David Gordon troupe poses some big questions, a little pretentiously

Many dance performances have so many other elements at work - dialogue, visual apparatus, pointedly everyday gesture - that they recoil from the simple category of dance. What is it, audiences are likely to ask. What often we don't hear is the creator himself posing that question: Who am I?

David Gordon, one of today's most popular melange artists, asks the question in his new ''Trying Times,'' which runs at the experimentally oriented Dance Theater Workshop through Dec. 20. The question comes to a head at the end of Act I. The dancers in his group, called with typical Gordon wit the Pick Up Company, have been playing anagrams with the words, ''Who are you anyway?'' Finally, the question is put straight to Gordon himself. Instead of answering, the music of Stravinsky's ''Apollo'' looms loud as the lights dim.

Is Gordon really what his reputation says he is: postmodern, radical, anticlassical, antiballet? Or does he side with the music, which, in being the score that drew from George Balanchine his first ballet masterpiece, is emblematic of all the Apollonian standards Gordon and his ilk oppose?

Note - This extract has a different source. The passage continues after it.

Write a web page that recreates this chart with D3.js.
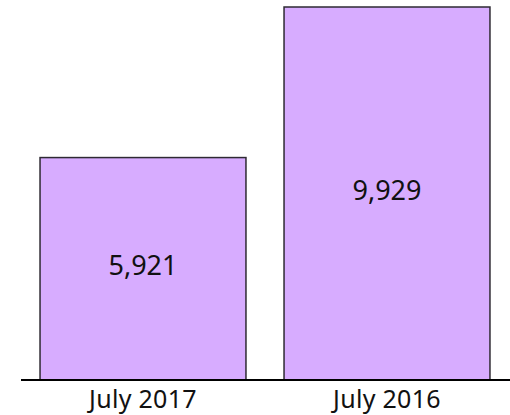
<!DOCTYPE html>
<html>
<head>
<meta charset="utf-8">
<script src="https://cdn.jsdelivr.net/npm/d3@7"></script>
<style>
  body { margin: 0; background: #fff; }
  text { font-family: "Noto Sans", "Open Sans", sans-serif; fill: #111; }
</style>
</head>
<body>
<div id="chart"></div>
<script>
const width = 510, height = 415;

// data
const categories = ["July 2017", "July 2016"];
const values = [5921, 9929];

const baseY = 380;

const svg = d3.select("#chart")
  .append("svg")
  .attr("width", width)
  .attr("height", height);

const x = d3.scaleBand()
  .domain(categories)
  .range([21, 509])
  .paddingInner(0.156)
  .paddingOuter(0.078);

const y = d3.scaleLinear()
  .domain([0, d3.max(values)])
  .range([baseY, 7]);

const fmt = d3.format(",");

// bars
svg.selectAll(".bar")
  .data(values)
  .enter().append("rect")
  .attr("class", "bar")
  .attr("x", (d, i) => x(categories[i]))
  .attr("y", d => y(d))
  .attr("width", x.bandwidth())
  .attr("height", d => baseY - y(d))
  .attr("fill", "#d7acff")
  .attr("stroke", "#2e2a33")
  .attr("stroke-width", 1.5);

// value labels in the middle of each bar
svg.selectAll(".val")
  .data(values)
  .enter().append("text")
  .attr("class", "val")
  .attr("x", (d, i) => x(categories[i]) + x.bandwidth() / 2)
  .attr("y", d => (y(d) + baseY) / 2 + 6)
  .attr("text-anchor", "middle")
  .attr("font-size", 27)
  .text(d => fmt(d));

// baseline
svg.append("line")
  .attr("x1", 21).attr("x2", width)
  .attr("y1", baseY).attr("y2", baseY)
  .attr("stroke", "#000")
  .attr("stroke-width", 2);

// category labels
svg.selectAll(".cat")
  .data(categories)
  .enter().append("text")
  .attr("class", "cat")
  .attr("x", d => x(d) + x.bandwidth() / 2)
  .attr("y", 408)
  .attr("text-anchor", "middle")
  .attr("font-size", 25)
  .style("letter-spacing", "0.3px")
  .text(d => d);
</script>
</body>
</html>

Act II answers (well, more or less) the question. First, the dancers actually dance to the music, the references to Balanchine's ''Apollo'' lessening as Gordon's own viewpoint develops. I can do it my way, the dance declares in a lyrical yet postmodern style - that is, Gordon puts the steps together with classical clarity and repose, yet the dancers' phrasing is flat, absolutely undecorated.

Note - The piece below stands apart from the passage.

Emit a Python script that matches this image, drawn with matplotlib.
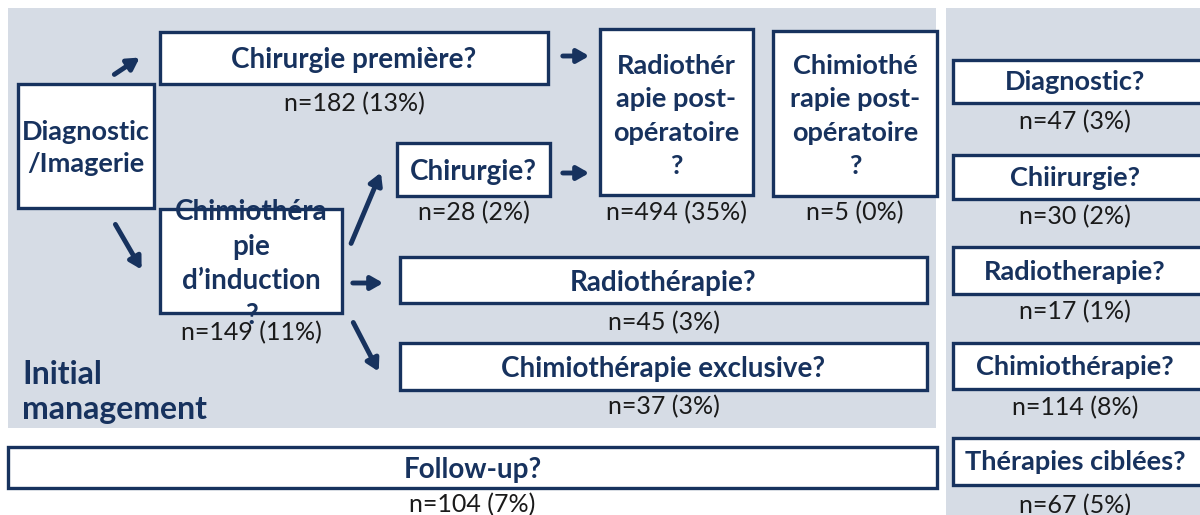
import matplotlib.pyplot as plt
from matplotlib.patches import Rectangle

# box labels and counts
main_labels = ["Diagnostic\n/Imagerie", "Chirurgie première?", "Chimiothéra\npie\nd’induction\n?",
               "Chirurgie?", "Radiothér\napie post-\nopératoire\n?", "Chimiothé\nrapie post-\nopératoire\n?",
               "Radiothérapie?", "Chimiothérapie exclusive?", "Follow-up?"]
main_n = [None, 182, 149, 28, 494, 5, 45, 37, 104]
main_pct = [None, 13, 11, 2, 35, 0, 3, 3, 7]

side_labels = ["Diagnostic?", "Chiirurgie?", "Radiotherapie?", "Chimiothérapie?", "Thérapies ciblées?"]
side_n = [47, 30, 17, 114, 67]
side_pct = [3, 2, 1, 8, 5]

panel_title = "Initial\nmanagement"

NAVY = "#17325e"
GREY = "#d6dce5"
FONT = "Lato"

# layout, pixel coords (x0, y0, x1, y1)
main_boxes = [(18, 84, 154, 208), (160, 32, 548, 84), (160, 209, 342, 313),
              (397, 143, 550, 196), (600, 29, 753, 195), (773, 31, 937, 196),
              (400, 257, 927, 303), (400, 343, 927, 390), (8, 447, 937, 488)]
main_cy = [148, 60, 264, 172, 116, 116, 283, 369, 470]
main_lab_y = [None, 104, 333, 213, 213, 213, 323, 407, 505]
main_fs = [19.5, 20, 20, 20, 19.5, 19.5, 20, 20, 20]
main_ls = [1.38, 1.38, 1.42, 1.38, 1.48, 1.48, 1.38, 1.38, 1.38]
side_y = [(60, 103), (155, 199), (247, 294), (343, 389), (438, 485)]
side_lab_y = [122, 217, 312, 408, 506]
arrows = [((112, 76), (142, 56)), ((114, 222), (143, 272)), ((350, 246), (382, 170)),
          ((350, 283), (386, 283)), ((352, 320), (380, 374)),
          ((560, 56), (592, 56)), ((560, 173), (592, 173))]

fig = plt.figure(figsize=(12, 5.15), dpi=100)
ax = fig.add_axes([0, 0, 1, 1])
ax.set_xlim(0, 1200)
ax.set_ylim(515, 0)
ax.axis("off")

ax.add_patch(Rectangle((8, 8), 928, 420, facecolor=GREY, edgecolor="none"))
ax.add_patch(Rectangle((946, 8), 260, 510, facecolor=GREY, edgecolor="none"))

for (x0, y0, x1, y1), lab, n, p, cy, ly, fs, ls in zip(main_boxes, main_labels, main_n, main_pct,
                                                       main_cy, main_lab_y, main_fs, main_ls):
    ax.add_patch(Rectangle((x0, y0), x1 - x0, y1 - y0, facecolor="white", edgecolor=NAVY, lw=2.4))
    ax.text((x0 + x1) / 2, cy, lab, ha="center", va="center", color=NAVY, fontsize=fs,
            fontweight="bold", family=FONT, linespacing=ls)
    if n is not None:
        ax.text((x0 + x1) / 2, ly, f"n={n} ({p}%)", ha="center", va="center", color="#1a1a1a",
                fontsize=18, family=FONT)

for (y0, y1), lab, n, p, ly in zip(side_y, side_labels, side_n, side_pct, side_lab_y):
    ax.add_patch(Rectangle((953, y0), 260, y1 - y0, facecolor="white", edgecolor=NAVY, lw=2.4))
    ax.text(1075, (y0 + y1) / 2 + 1, lab, ha="center", va="center", color=NAVY, fontsize=19.5,
            fontweight="bold", family=FONT)
    ax.text(1075, ly, f"n={n} ({p}%)", ha="center", va="center", color="#1a1a1a",
            fontsize=18, family=FONT)

for (s, e) in arrows:
    ax.annotate("", xy=e, xytext=s,
                arrowprops=dict(arrowstyle="-|>,head_length=0.7,head_width=0.4", color=NAVY, lw=3.5))

ax.text(22, 392, panel_title, ha="left", va="center", color=NAVY, fontsize=23,
        fontweight="bold", family=FONT, linespacing=1.25)

fig.savefig("out.png", dpi=100)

Then suddenly, all the props that have been so important in the first section - but in an abstract way - are reassembled to create a courtroom. Gordon puts himself on trial, with the dialogue as zany as only Gordon can make it. Whenever the judge asks ''on what grounds,'' Gordon's lawyer looks to the spot on which she's standing and says, ''right here.''

And so this deliciously absurd satire proceeds until Gordon is acquitted - well, not so much acquitted as left in peace - for being what he is: an iconoclast.

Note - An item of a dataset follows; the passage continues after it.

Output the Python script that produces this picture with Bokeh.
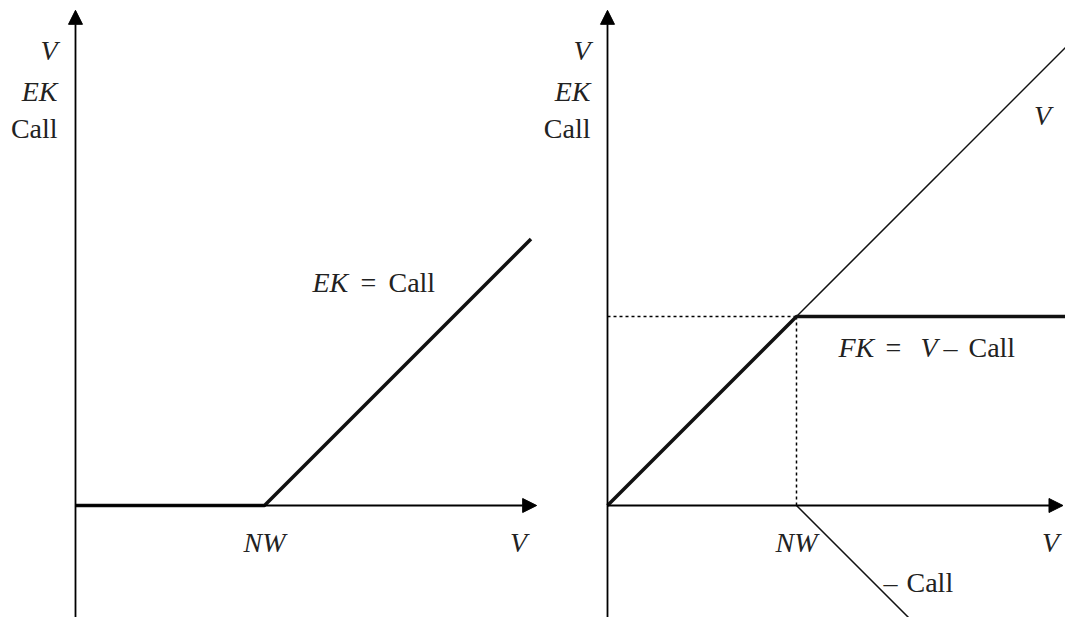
from bokeh.plotting import figure
from bokeh.layouts import row
from bokeh.models import Arrow, NormalHead
from bokeh.core.properties import value
from bokeh.embed import file_html
from bokeh.resources import INLINE

# ---- data (abstract units, strike NW = 1) ----
strike = 1.0
left_payoff_x = [0.0, 1.0, 2.41]
left_payoff_y = [0.0, 0.0, 1.41]
right_v_x = [0.0, 2.5]
right_v_y = [0.0, 2.5]
right_fk_x = [0.0, 1.0, 2.5]
right_fk_y = [0.0, 1.0, 1.0]
neg_call_x = [1.0, 1.6]
neg_call_y = [0.0, -0.6]

FONT = value("Liberation Serif")
FS = "28px"


def make_fig(width, x0, x1):
    p = figure(width=width, height=617, x_range=(x0, x1), y_range=(-0.5926, 2.672),
               output_backend="svg", toolbar_location=None, min_border=0,
               x_axis_type=None, y_axis_type=None)
    p.grid.visible = False
    p.outline_line_color = None
    p.background_fill_color = "white"
    return p


def axes(p, xtip):
    p.add_layout(Arrow(end=NormalHead(size=14, fill_color="black", line_color="black"),
                       x_start=0, y_start=-0.65, x_end=0, y_end=2.62,
                       line_width=1.8, line_color="black"))
    p.add_layout(Arrow(end=NormalHead(size=14, fill_color="black", line_color="black"),
                       x_start=0, y_start=0, x_end=xtip, y_end=0,
                       line_width=1.8, line_color="black"))


def txt(p, x, y, s, italic=False, align="left"):
    p.text(x=[x], y=[y], text=[s], text_font=FONT, text_font_size=FS,
           text_font_style="italic" if italic else "normal",
           text_align=align, text_baseline="middle", text_color="#222222")


# ---- left panel ----
p1 = make_fig(539, -0.3968, 2.455)
axes(p1, 2.44)
p1.line(left_payoff_x, left_payoff_y, line_width=3.5, line_color="#111111")
txt(p1, -0.095, 2.407, "V", italic=True, align="right")
txt(p1, -0.095, 2.190, "EK", italic=True, align="right")
txt(p1, -0.095, 1.995, "Call", align="right")
txt(p1, 1.254, 1.18, "EK", italic=True)
txt(p1, 1.508, 1.18, "=")
txt(p1, 1.656, 1.18, "Call")
txt(p1, strike, -0.196, "NW", italic=True, align="center")
txt(p1, 2.344, -0.196, "V", italic=True, align="center")

# ---- right panel ----
p2 = make_fig(526, -0.3598, 2.4233)
axes(p2, 2.41)
p2.line([0, strike], [strike, strike], line_width=1.5, line_color="black", line_dash="3 3")
p2.line([strike, strike], [0, strike], line_width=1.5, line_color="black", line_dash="3 3")
p2.line(right_v_x, right_v_y, line_width=1.5, line_color="#111111")
p2.line(neg_call_x, neg_call_y, line_width=1.5, line_color="#111111")
p2.line(right_fk_x, right_fk_y, line_width=3.5, line_color="#111111")
txt(p2, -0.090, 2.407, "V", italic=True, align="right")
txt(p2, -0.090, 2.190, "EK", italic=True, align="right")
txt(p2, -0.090, 1.995, "Call", align="right")
txt(p2, 2.302, 2.063, "V", italic=True, align="center")
txt(p2, 1.222, 0.836, "FK", italic=True)
txt(p2, 1.471, 0.836, "=")
txt(p2, 1.656, 0.836, "V", italic=True)
txt(p2, 1.778, 0.836, "–")
txt(p2, 1.910, 0.836, "Call")
txt(p2, strike, -0.196, "NW", italic=True, align="center")
txt(p2, 2.344, -0.196, "V", italic=True, align="center")
txt(p2, 1.460, -0.407, "–")
txt(p2, 1.582, -0.407, "Call")

layout = row(p1, p2)
open("out.html", "w").write(file_html(layout, INLINE))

''Trying Times'' is funny, lambent, whimsical, knowing, choreographically inventive - and often trying in its tediousness. Gordon often beats an idea to the ground. Be all of that as it may, ''Trying Times'' is basically an act of hubris. Who does Gordon think he is to warrant a trial? Socrates? And as for the ''Apollo'' bit, Balanchine doesn't have to worry about the competition.

True that much of Gordon's ''Apollo'' is lovely, but the cosmic context in which the dance is set can't help but minimalize whatever truly wonderful stuff Gordon does.